### Data extract:
^^^^^^^^
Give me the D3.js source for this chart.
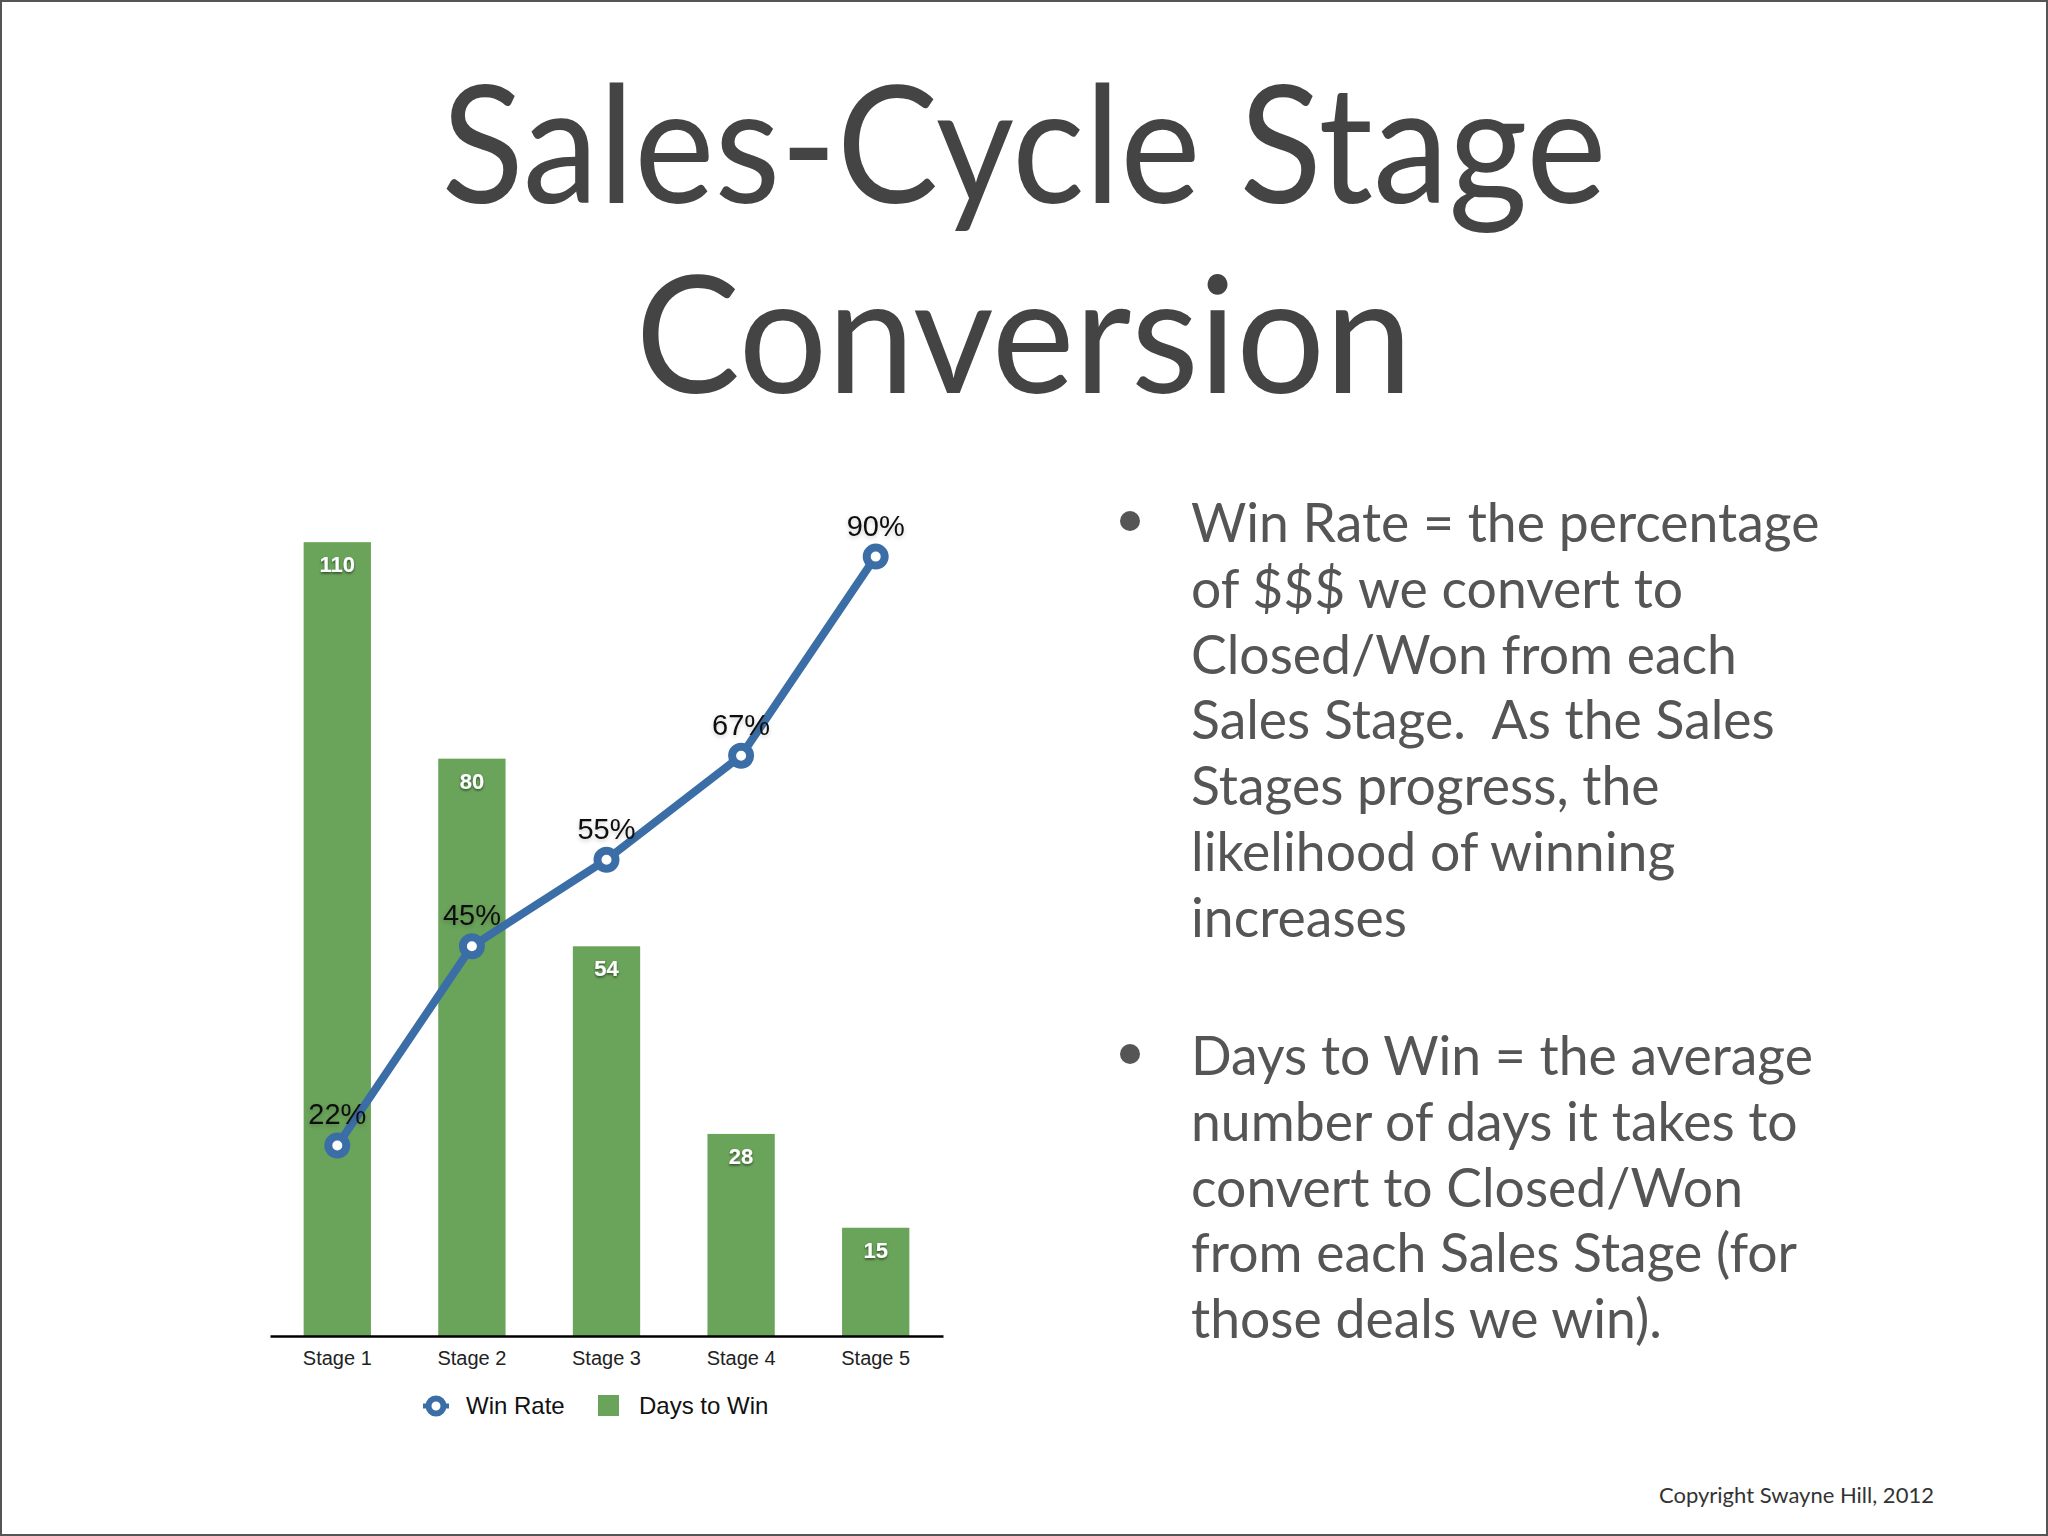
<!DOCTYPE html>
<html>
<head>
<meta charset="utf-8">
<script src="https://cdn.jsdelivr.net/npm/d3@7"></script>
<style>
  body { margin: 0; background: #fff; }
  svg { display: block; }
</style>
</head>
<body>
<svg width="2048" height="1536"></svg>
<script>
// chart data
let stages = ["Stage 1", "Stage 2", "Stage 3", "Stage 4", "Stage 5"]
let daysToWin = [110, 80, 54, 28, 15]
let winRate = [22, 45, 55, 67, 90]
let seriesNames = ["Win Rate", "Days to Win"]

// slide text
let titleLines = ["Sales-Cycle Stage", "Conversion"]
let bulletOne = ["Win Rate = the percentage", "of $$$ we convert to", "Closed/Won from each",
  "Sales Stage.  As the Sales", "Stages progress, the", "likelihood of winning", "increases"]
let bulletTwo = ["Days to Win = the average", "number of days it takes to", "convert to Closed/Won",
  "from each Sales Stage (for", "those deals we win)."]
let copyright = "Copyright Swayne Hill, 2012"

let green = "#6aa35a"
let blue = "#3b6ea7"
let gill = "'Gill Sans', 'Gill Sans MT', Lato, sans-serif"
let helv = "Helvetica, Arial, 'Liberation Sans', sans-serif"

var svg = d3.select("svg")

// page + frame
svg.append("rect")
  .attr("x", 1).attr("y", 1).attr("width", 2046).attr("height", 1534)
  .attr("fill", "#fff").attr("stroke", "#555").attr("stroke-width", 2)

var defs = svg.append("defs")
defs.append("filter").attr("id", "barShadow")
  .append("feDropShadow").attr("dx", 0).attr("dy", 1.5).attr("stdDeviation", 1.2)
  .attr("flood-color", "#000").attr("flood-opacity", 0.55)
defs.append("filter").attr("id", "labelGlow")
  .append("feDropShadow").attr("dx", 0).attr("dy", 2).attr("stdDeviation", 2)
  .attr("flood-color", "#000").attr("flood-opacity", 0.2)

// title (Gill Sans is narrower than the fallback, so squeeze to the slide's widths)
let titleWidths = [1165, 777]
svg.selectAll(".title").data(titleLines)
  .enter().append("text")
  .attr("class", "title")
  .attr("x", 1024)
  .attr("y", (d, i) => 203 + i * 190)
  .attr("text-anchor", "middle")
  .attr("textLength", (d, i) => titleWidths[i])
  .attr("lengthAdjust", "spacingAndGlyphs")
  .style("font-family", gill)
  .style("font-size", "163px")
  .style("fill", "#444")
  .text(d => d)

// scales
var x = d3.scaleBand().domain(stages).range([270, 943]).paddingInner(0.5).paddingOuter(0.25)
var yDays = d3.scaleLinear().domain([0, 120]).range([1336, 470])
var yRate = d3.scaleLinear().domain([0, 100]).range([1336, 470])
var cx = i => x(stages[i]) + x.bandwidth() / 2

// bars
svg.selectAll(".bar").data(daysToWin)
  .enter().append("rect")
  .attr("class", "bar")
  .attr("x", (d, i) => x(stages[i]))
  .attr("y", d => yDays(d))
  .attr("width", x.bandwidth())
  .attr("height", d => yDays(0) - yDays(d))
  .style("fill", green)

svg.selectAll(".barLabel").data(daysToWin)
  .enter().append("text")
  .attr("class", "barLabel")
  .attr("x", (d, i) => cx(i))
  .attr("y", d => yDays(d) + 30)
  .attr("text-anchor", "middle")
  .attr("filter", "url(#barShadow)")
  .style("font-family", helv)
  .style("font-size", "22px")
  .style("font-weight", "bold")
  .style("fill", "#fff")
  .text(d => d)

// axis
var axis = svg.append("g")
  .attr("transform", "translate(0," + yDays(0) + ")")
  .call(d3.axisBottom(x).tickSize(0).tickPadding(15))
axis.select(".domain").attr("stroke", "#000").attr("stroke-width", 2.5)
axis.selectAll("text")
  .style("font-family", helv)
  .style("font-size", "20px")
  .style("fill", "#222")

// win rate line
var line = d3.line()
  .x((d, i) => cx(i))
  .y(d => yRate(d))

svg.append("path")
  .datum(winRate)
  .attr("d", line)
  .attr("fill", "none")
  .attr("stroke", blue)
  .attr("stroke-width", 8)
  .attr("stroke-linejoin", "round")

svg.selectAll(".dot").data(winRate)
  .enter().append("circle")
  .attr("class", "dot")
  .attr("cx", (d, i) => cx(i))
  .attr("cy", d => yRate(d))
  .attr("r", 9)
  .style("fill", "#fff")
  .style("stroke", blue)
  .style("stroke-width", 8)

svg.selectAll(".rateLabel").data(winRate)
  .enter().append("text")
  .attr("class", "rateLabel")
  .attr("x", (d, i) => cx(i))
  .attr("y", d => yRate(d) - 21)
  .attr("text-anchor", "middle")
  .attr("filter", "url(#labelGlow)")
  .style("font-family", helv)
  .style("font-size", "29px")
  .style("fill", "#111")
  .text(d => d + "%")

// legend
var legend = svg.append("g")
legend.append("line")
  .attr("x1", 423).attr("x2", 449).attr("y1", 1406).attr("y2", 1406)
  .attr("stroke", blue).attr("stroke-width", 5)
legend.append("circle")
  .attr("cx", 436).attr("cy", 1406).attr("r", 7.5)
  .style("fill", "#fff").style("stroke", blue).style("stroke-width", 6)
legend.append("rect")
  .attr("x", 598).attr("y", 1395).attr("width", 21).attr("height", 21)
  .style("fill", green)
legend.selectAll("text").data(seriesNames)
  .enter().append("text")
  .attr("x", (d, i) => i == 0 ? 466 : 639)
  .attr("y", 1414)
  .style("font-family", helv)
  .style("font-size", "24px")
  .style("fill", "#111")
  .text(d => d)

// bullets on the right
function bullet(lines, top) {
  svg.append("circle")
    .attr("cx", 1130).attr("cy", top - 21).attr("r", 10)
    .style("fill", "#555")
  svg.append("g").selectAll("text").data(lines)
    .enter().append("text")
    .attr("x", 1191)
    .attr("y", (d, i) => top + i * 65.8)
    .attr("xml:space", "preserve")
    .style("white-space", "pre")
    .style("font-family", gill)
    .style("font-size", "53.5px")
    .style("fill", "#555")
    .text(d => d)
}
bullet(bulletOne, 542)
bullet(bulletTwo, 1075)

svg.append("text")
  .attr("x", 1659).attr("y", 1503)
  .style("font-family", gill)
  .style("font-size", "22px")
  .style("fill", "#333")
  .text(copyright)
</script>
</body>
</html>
^^^^^^^^
### Job:
Repeat the material above word for word and skip every image in it.

### Solution:
Give me the D3.js source for this chart.
<!DOCTYPE html>
<html>
<head>
<meta charset="utf-8">
<script src="https://cdn.jsdelivr.net/npm/d3@7"></script>
<style>
  body { margin: 0; background: #fff; }
  svg { display: block; }
</style>
</head>
<body>
<svg width="2048" height="1536"></svg>
<script>
// chart data
let stages = ["Stage 1", "Stage 2", "Stage 3", "Stage 4", "Stage 5"]
let daysToWin = [110, 80, 54, 28, 15]
let winRate = [22, 45, 55, 67, 90]
let seriesNames = ["Win Rate", "Days to Win"]

// slide text
let titleLines = ["Sales-Cycle Stage", "Conversion"]
let bulletOne = ["Win Rate = the percentage", "of $$$ we convert to", "Closed/Won from each",
  "Sales Stage.  As the Sales", "Stages progress, the", "likelihood of winning", "increases"]
let bulletTwo = ["Days to Win = the average", "number of days it takes to", "convert to Closed/Won",
  "from each Sales Stage (for", "those deals we win)."]
let copyright = "Copyright Swayne Hill, 2012"

let green = "#6aa35a"
let blue = "#3b6ea7"
let gill = "'Gill Sans', 'Gill Sans MT', Lato, sans-serif"
let helv = "Helvetica, Arial, 'Liberation Sans', sans-serif"

var svg = d3.select("svg")

// page + frame
svg.append("rect")
  .attr("x", 1).attr("y", 1).attr("width", 2046).attr("height", 1534)
  .attr("fill", "#fff").attr("stroke", "#555").attr("stroke-width", 2)

var defs = svg.append("defs")
defs.append("filter").attr("id", "barShadow")
  .append("feDropShadow").attr("dx", 0).attr("dy", 1.5).attr("stdDeviation", 1.2)
  .attr("flood-color", "#000").attr("flood-opacity", 0.55)
defs.append("filter").attr("id", "labelGlow")
  .append("feDropShadow").attr("dx", 0).attr("dy", 2).attr("stdDeviation", 2)
  .attr("flood-color", "#000").attr("flood-opacity", 0.2)

// title (Gill Sans is narrower than the fallback, so squeeze to the slide's widths)
let titleWidths = [1165, 777]
svg.selectAll(".title").data(titleLines)
  .enter().append("text")
  .attr("class", "title")
  .attr("x", 1024)
  .attr("y", (d, i) => 203 + i * 190)
  .attr("text-anchor", "middle")
  .attr("textLength", (d, i) => titleWidths[i])
  .attr("lengthAdjust", "spacingAndGlyphs")
  .style("font-family", gill)
  .style("font-size", "163px")
  .style("fill", "#444")
  .text(d => d)

// scales
var x = d3.scaleBand().domain(stages).range([270, 943]).paddingInner(0.5).paddingOuter(0.25)
var yDays = d3.scaleLinear().domain([0, 120]).range([1336, 470])
var yRate = d3.scaleLinear().domain([0, 100]).range([1336, 470])
var cx = i => x(stages[i]) + x.bandwidth() / 2

// bars
svg.selectAll(".bar").data(daysToWin)
  .enter().append("rect")
  .attr("class", "bar")
  .attr("x", (d, i) => x(stages[i]))
  .attr("y", d => yDays(d))
  .attr("width", x.bandwidth())
  .attr("height", d => yDays(0) - yDays(d))
  .style("fill", green)

svg.selectAll(".barLabel").data(daysToWin)
  .enter().append("text")
  .attr("class", "barLabel")
  .attr("x", (d, i) => cx(i))
  .attr("y", d => yDays(d) + 30)
  .attr("text-anchor", "middle")
  .attr("filter", "url(#barShadow)")
  .style("font-family", helv)
  .style("font-size", "22px")
  .style("font-weight", "bold")
  .style("fill", "#fff")
  .text(d => d)

// axis
var axis = svg.append("g")
  .attr("transform", "translate(0," + yDays(0) + ")")
  .call(d3.axisBottom(x).tickSize(0).tickPadding(15))
axis.select(".domain").attr("stroke", "#000").attr("stroke-width", 2.5)
axis.selectAll("text")
  .style("font-family", helv)
  .style("font-size", "20px")
  .style("fill", "#222")

// win rate line
var line = d3.line()
  .x((d, i) => cx(i))
  .y(d => yRate(d))

svg.append("path")
  .datum(winRate)
  .attr("d", line)
  .attr("fill", "none")
  .attr("stroke", blue)
  .attr("stroke-width", 8)
  .attr("stroke-linejoin", "round")

svg.selectAll(".dot").data(winRate)
  .enter().append("circle")
  .attr("class", "dot")
  .attr("cx", (d, i) => cx(i))
  .attr("cy", d => yRate(d))
  .attr("r", 9)
  .style("fill", "#fff")
  .style("stroke", blue)
  .style("stroke-width", 8)

svg.selectAll(".rateLabel").data(winRate)
  .enter().append("text")
  .attr("class", "rateLabel")
  .attr("x", (d, i) => cx(i))
  .attr("y", d => yRate(d) - 21)
  .attr("text-anchor", "middle")
  .attr("filter", "url(#labelGlow)")
  .style("font-family", helv)
  .style("font-size", "29px")
  .style("fill", "#111")
  .text(d => d + "%")

// legend
var legend = svg.append("g")
legend.append("line")
  .attr("x1", 423).attr("x2", 449).attr("y1", 1406).attr("y2", 1406)
  .attr("stroke", blue).attr("stroke-width", 5)
legend.append("circle")
  .attr("cx", 436).attr("cy", 1406).attr("r", 7.5)
  .style("fill", "#fff").style("stroke", blue).style("stroke-width", 6)
legend.append("rect")
  .attr("x", 598).attr("y", 1395).attr("width", 21).attr("height", 21)
  .style("fill", green)
legend.selectAll("text").data(seriesNames)
  .enter().append("text")
  .attr("x", (d, i) => i == 0 ? 466 : 639)
  .attr("y", 1414)
  .style("font-family", helv)
  .style("font-size", "24px")
  .style("fill", "#111")
  .text(d => d)

// bullets on the right
function bullet(lines, top) {
  svg.append("circle")
    .attr("cx", 1130).attr("cy", top - 21).attr("r", 10)
    .style("fill", "#555")
  svg.append("g").selectAll("text").data(lines)
    .enter().append("text")
    .attr("x", 1191)
    .attr("y", (d, i) => top + i * 65.8)
    .attr("xml:space", "preserve")
    .style("white-space", "pre")
    .style("font-family", gill)
    .style("font-size", "53.5px")
    .style("fill", "#555")
    .text(d => d)
}
bullet(bulletOne, 542)
bullet(bulletTwo, 1075)

svg.append("text")
  .attr("x", 1659).attr("y", 1503)
  .style("font-family", gill)
  .style("font-size", "22px")
  .style("fill", "#333")
  .text(copyright)
</script>
</body>
</html>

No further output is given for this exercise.